● Material supplied

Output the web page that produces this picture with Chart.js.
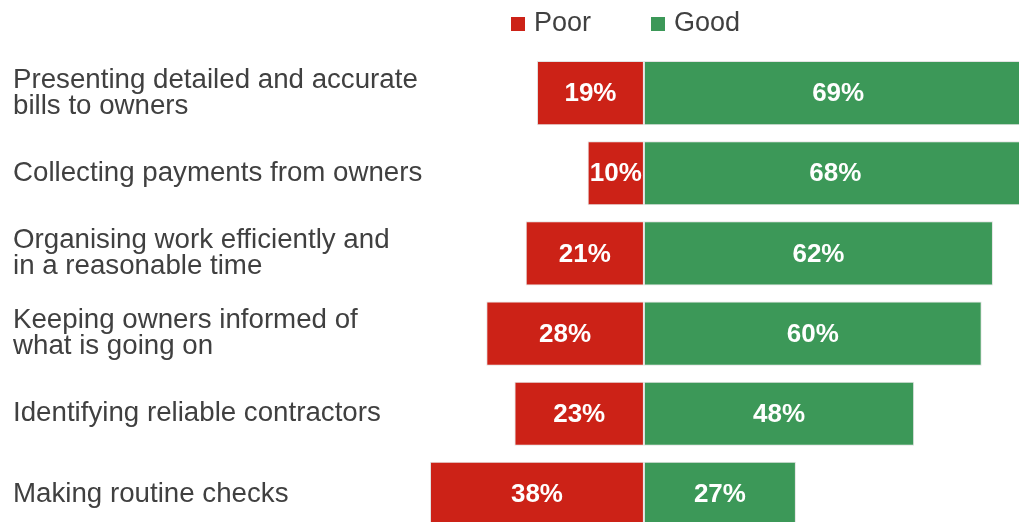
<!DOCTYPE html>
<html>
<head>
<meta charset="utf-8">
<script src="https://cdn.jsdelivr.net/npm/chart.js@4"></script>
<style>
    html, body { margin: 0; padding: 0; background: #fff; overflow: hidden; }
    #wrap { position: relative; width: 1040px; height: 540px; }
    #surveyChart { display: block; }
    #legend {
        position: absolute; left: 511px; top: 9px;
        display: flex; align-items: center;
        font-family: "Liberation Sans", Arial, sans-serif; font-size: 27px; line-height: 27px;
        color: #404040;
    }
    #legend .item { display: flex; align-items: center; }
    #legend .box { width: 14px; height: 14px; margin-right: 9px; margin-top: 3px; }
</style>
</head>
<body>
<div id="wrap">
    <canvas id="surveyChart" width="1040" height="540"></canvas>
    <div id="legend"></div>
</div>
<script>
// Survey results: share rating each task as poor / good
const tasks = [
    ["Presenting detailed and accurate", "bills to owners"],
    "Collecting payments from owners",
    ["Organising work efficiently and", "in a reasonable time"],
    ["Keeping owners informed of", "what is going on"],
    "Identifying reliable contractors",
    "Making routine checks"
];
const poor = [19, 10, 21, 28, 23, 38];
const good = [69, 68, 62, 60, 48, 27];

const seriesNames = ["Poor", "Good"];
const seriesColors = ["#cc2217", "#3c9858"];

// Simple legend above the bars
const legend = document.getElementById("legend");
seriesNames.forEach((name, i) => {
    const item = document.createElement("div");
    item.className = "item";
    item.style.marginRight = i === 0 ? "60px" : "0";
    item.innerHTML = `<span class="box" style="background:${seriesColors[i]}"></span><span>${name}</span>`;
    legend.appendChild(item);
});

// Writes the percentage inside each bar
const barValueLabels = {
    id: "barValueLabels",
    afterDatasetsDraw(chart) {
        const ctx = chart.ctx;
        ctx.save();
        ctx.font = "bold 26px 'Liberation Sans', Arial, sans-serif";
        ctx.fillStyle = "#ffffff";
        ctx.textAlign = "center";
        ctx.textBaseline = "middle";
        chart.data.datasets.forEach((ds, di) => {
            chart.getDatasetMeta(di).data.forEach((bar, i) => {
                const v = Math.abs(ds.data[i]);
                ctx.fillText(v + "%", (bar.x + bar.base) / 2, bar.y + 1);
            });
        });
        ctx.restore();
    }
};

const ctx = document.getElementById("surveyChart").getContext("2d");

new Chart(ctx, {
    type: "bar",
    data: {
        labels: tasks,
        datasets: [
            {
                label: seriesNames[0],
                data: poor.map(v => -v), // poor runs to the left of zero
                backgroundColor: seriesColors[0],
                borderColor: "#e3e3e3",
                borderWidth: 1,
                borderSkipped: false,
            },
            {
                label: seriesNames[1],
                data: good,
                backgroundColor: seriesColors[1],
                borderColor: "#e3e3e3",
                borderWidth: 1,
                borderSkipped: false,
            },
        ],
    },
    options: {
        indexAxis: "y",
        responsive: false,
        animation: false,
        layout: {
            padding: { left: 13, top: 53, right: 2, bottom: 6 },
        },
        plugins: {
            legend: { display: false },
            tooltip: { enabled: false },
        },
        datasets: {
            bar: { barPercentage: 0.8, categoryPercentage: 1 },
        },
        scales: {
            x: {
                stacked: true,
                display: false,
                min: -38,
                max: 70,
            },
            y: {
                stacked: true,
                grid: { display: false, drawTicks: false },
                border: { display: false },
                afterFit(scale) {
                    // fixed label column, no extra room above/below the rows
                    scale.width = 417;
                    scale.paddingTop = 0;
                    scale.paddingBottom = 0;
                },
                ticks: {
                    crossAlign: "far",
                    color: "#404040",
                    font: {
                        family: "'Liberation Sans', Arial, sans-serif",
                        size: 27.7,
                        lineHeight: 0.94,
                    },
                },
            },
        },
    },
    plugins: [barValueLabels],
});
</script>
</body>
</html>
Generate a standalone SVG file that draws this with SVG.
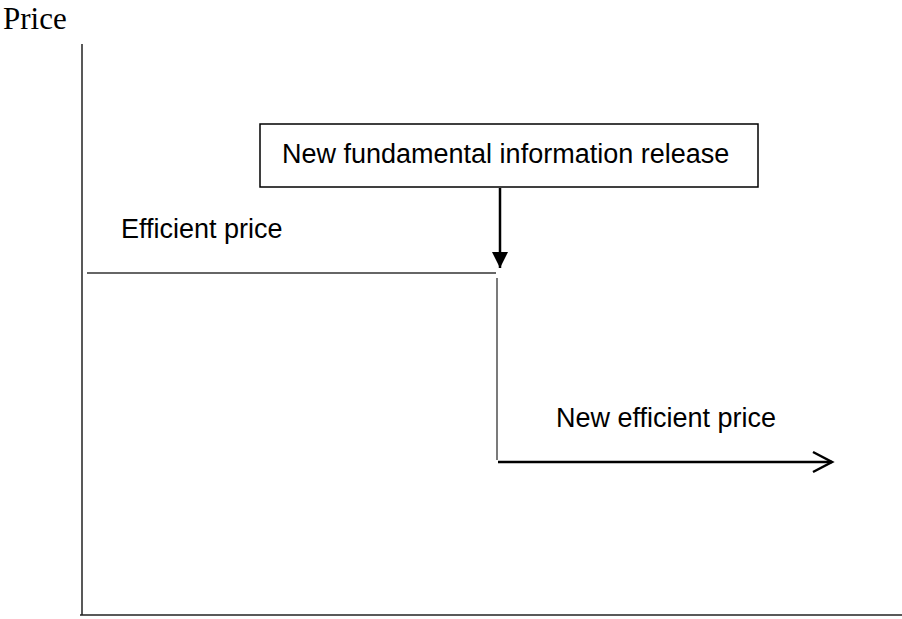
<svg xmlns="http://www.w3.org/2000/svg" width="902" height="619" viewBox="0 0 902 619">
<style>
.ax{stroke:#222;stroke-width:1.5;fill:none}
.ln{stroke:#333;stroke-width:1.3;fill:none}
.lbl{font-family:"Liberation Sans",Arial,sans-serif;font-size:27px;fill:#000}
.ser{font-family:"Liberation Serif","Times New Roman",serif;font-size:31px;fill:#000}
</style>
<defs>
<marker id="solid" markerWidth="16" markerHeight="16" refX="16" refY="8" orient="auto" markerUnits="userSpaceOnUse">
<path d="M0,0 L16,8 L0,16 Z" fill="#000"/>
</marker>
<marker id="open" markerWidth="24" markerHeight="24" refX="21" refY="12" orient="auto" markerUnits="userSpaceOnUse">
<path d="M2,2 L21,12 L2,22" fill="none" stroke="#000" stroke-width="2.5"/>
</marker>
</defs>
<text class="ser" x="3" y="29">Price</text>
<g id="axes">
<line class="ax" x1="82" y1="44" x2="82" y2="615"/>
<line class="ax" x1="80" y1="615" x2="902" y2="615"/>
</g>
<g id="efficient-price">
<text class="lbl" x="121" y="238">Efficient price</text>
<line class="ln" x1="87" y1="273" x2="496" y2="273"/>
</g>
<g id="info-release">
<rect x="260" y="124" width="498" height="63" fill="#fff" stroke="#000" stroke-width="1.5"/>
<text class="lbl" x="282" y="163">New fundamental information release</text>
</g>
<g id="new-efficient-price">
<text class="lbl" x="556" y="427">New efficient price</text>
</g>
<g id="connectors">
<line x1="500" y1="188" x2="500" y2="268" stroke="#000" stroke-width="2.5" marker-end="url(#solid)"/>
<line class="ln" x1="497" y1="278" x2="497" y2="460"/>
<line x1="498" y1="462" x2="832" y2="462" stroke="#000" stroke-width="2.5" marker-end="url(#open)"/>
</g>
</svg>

● Your task
Leave out the pictures and give the rest of the records again exactly.

● The reply
Output the web page that produces this picture with Chart.js.
<!DOCTYPE html>
<html>
<head>
<meta charset="utf-8">
<script src="https://cdn.jsdelivr.net/npm/chart.js@4"></script>
<style>
    html, body { margin: 0; padding: 0; background: #fff; overflow: hidden; }
    #wrap { position: relative; width: 1040px; height: 540px; }
    #surveyChart { display: block; }
    #legend {
        position: absolute; left: 511px; top: 9px;
        display: flex; align-items: center;
        font-family: "Liberation Sans", Arial, sans-serif; font-size: 27px; line-height: 27px;
        color: #404040;
    }
    #legend .item { display: flex; align-items: center; }
    #legend .box { width: 14px; height: 14px; margin-right: 9px; margin-top: 3px; }
</style>
</head>
<body>
<div id="wrap">
    <canvas id="surveyChart" width="1040" height="540"></canvas>
    <div id="legend"></div>
</div>
<script>
// Survey results: share rating each task as poor / good
const tasks = [
    ["Presenting detailed and accurate", "bills to owners"],
    "Collecting payments from owners",
    ["Organising work efficiently and", "in a reasonable time"],
    ["Keeping owners informed of", "what is going on"],
    "Identifying reliable contractors",
    "Making routine checks"
];
const poor = [19, 10, 21, 28, 23, 38];
const good = [69, 68, 62, 60, 48, 27];

const seriesNames = ["Poor", "Good"];
const seriesColors = ["#cc2217", "#3c9858"];

// Simple legend above the bars
const legend = document.getElementById("legend");
seriesNames.forEach((name, i) => {
    const item = document.createElement("div");
    item.className = "item";
    item.style.marginRight = i === 0 ? "60px" : "0";
    item.innerHTML = `<span class="box" style="background:${seriesColors[i]}"></span><span>${name}</span>`;
    legend.appendChild(item);
});

// Writes the percentage inside each bar
const barValueLabels = {
    id: "barValueLabels",
    afterDatasetsDraw(chart) {
        const ctx = chart.ctx;
        ctx.save();
        ctx.font = "bold 26px 'Liberation Sans', Arial, sans-serif";
        ctx.fillStyle = "#ffffff";
        ctx.textAlign = "center";
        ctx.textBaseline = "middle";
        chart.data.datasets.forEach((ds, di) => {
            chart.getDatasetMeta(di).data.forEach((bar, i) => {
                const v = Math.abs(ds.data[i]);
                ctx.fillText(v + "%", (bar.x + bar.base) / 2, bar.y + 1);
            });
        });
        ctx.restore();
    }
};

const ctx = document.getElementById("surveyChart").getContext("2d");

new Chart(ctx, {
    type: "bar",
    data: {
        labels: tasks,
        datasets: [
            {
                label: seriesNames[0],
                data: poor.map(v => -v), // poor runs to the left of zero
                backgroundColor: seriesColors[0],
                borderColor: "#e3e3e3",
                borderWidth: 1,
                borderSkipped: false,
            },
            {
                label: seriesNames[1],
                data: good,
                backgroundColor: seriesColors[1],
                borderColor: "#e3e3e3",
                borderWidth: 1,
                borderSkipped: false,
            },
        ],
    },
    options: {
        indexAxis: "y",
        responsive: false,
        animation: false,
        layout: {
            padding: { left: 13, top: 53, right: 2, bottom: 6 },
        },
        plugins: {
            legend: { display: false },
            tooltip: { enabled: false },
        },
        datasets: {
            bar: { barPercentage: 0.8, categoryPercentage: 1 },
        },
        scales: {
            x: {
                stacked: true,
                display: false,
                min: -38,
                max: 70,
            },
            y: {
                stacked: true,
                grid: { display: false, drawTicks: false },
                border: { display: false },
                afterFit(scale) {
                    // fixed label column, no extra room above/below the rows
                    scale.width = 417;
                    scale.paddingTop = 0;
                    scale.paddingBottom = 0;
                },
                ticks: {
                    crossAlign: "far",
                    color: "#404040",
                    font: {
                        family: "'Liberation Sans', Arial, sans-serif",
                        size: 27.7,
                        lineHeight: 0.94,
                    },
                },
            },
        },
    },
    plugins: [barValueLabels],
});
</script>
</body>
</html>
Generate a standalone SVG file that draws this with SVG.
<svg xmlns="http://www.w3.org/2000/svg" width="902" height="619" viewBox="0 0 902 619">
<style>
.ax{stroke:#222;stroke-width:1.5;fill:none}
.ln{stroke:#333;stroke-width:1.3;fill:none}
.lbl{font-family:"Liberation Sans",Arial,sans-serif;font-size:27px;fill:#000}
.ser{font-family:"Liberation Serif","Times New Roman",serif;font-size:31px;fill:#000}
</style>
<defs>
<marker id="solid" markerWidth="16" markerHeight="16" refX="16" refY="8" orient="auto" markerUnits="userSpaceOnUse">
<path d="M0,0 L16,8 L0,16 Z" fill="#000"/>
</marker>
<marker id="open" markerWidth="24" markerHeight="24" refX="21" refY="12" orient="auto" markerUnits="userSpaceOnUse">
<path d="M2,2 L21,12 L2,22" fill="none" stroke="#000" stroke-width="2.5"/>
</marker>
</defs>
<text class="ser" x="3" y="29">Price</text>
<g id="axes">
<line class="ax" x1="82" y1="44" x2="82" y2="615"/>
<line class="ax" x1="80" y1="615" x2="902" y2="615"/>
</g>
<g id="efficient-price">
<text class="lbl" x="121" y="238">Efficient price</text>
<line class="ln" x1="87" y1="273" x2="496" y2="273"/>
</g>
<g id="info-release">
<rect x="260" y="124" width="498" height="63" fill="#fff" stroke="#000" stroke-width="1.5"/>
<text class="lbl" x="282" y="163">New fundamental information release</text>
</g>
<g id="new-efficient-price">
<text class="lbl" x="556" y="427">New efficient price</text>
</g>
<g id="connectors">
<line x1="500" y1="188" x2="500" y2="268" stroke="#000" stroke-width="2.5" marker-end="url(#solid)"/>
<line class="ln" x1="497" y1="278" x2="497" y2="460"/>
<line x1="498" y1="462" x2="832" y2="462" stroke="#000" stroke-width="2.5" marker-end="url(#open)"/>
</g>
</svg>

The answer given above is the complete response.